A reduction gearbox solves this mismatch and helps the engine move air more efficiently.

Key Facts

  • Thrust comes mainly from accelerating air backward, following Newton's third law.
  • A geared turbofan uses a reduction gearbox between the low-pressure turbine and the fan.
  • Gear ratio = turbine angular speed / fan angular speed.
  • If the gear ratio is 3:1, the turbine spins three times faster than the fan.
  • Propulsive efficiency improves when a large mass of air is accelerated by a smaller speed increase.
  • Bypass ratio = mass flow around the core / mass flow through the core.

Vocabulary

Turbofan
A jet engine that uses a large fan to send some air through the core and a larger amount around the core to produce thrust.
Reduction gearbox
A gear system that allows the turbine shaft to spin faster than the fan while still transferring power between them.
Bypass ratio
The ratio of the mass of air flowing around the engine core to the mass of air flowing through the core.
Low-pressure turbine
The turbine stages that extract energy from hot exhaust gases to drive the fan and low-pressure compressor.
Propulsive efficiency
A measure of how effectively an engine turns mechanical power into useful thrust with minimal wasted kinetic energy.

Common Mistakes to Avoid

  • Assuming the gearbox makes the engine more powerful by itself.
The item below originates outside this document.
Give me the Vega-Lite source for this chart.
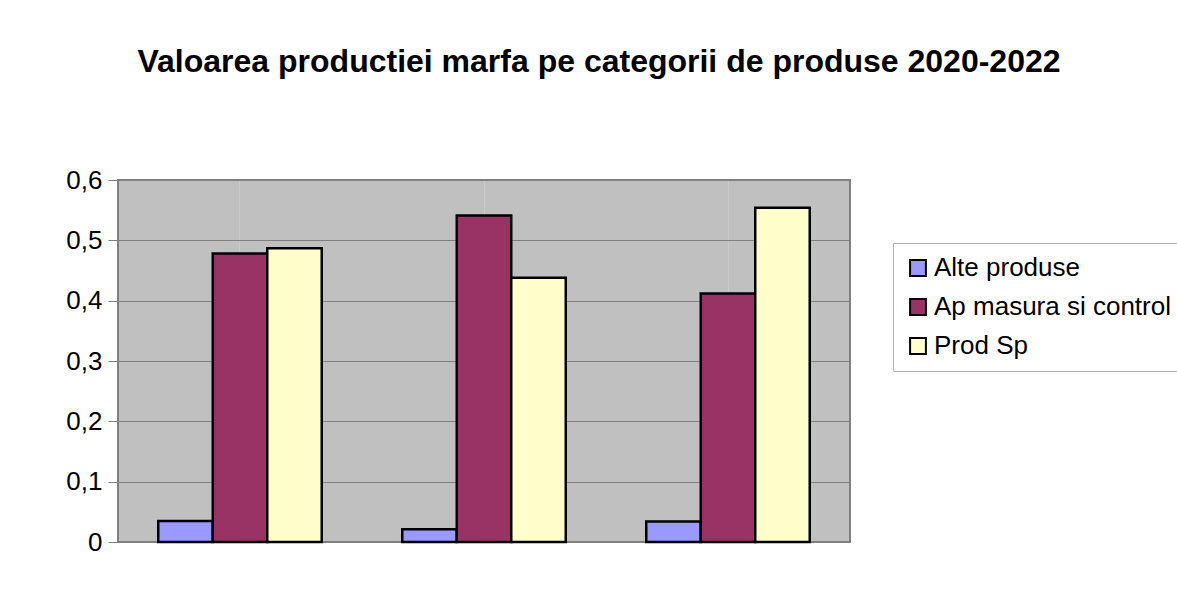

The gearbox does not create energy, it lets the fan and turbine operate closer to their most efficient speeds.
  • Thinking the fan and turbine spin at the same speed in a geared turbofan. The reduction gearbox is specifically used so the large fan can spin slower than the turbine.
  • Confusing bypass air with exhaust from combustion. Most thrust in a high-bypass turbofan often comes from cool bypass air accelerated by the fan, not only from hot core exhaust.
  • Ignoring noise when analyzing fan speed. Slower fan tip speeds reduce shock formation and aerodynamic noise, especially near takeoff conditions.

Practice Questions

  1. 1 A geared turbofan has a gear ratio of 3:1. If the fan spins at 3,000 revolutions per minute, what is the turbine shaft speed?
  2. 2 An engine sends 420 kg/s of air around the core and 60 kg/s through the core. Calculate the bypass ratio.
  3. 3 Explain why a large fan spinning more slowly can be both quieter and more efficient than a smaller fan spinning very fast.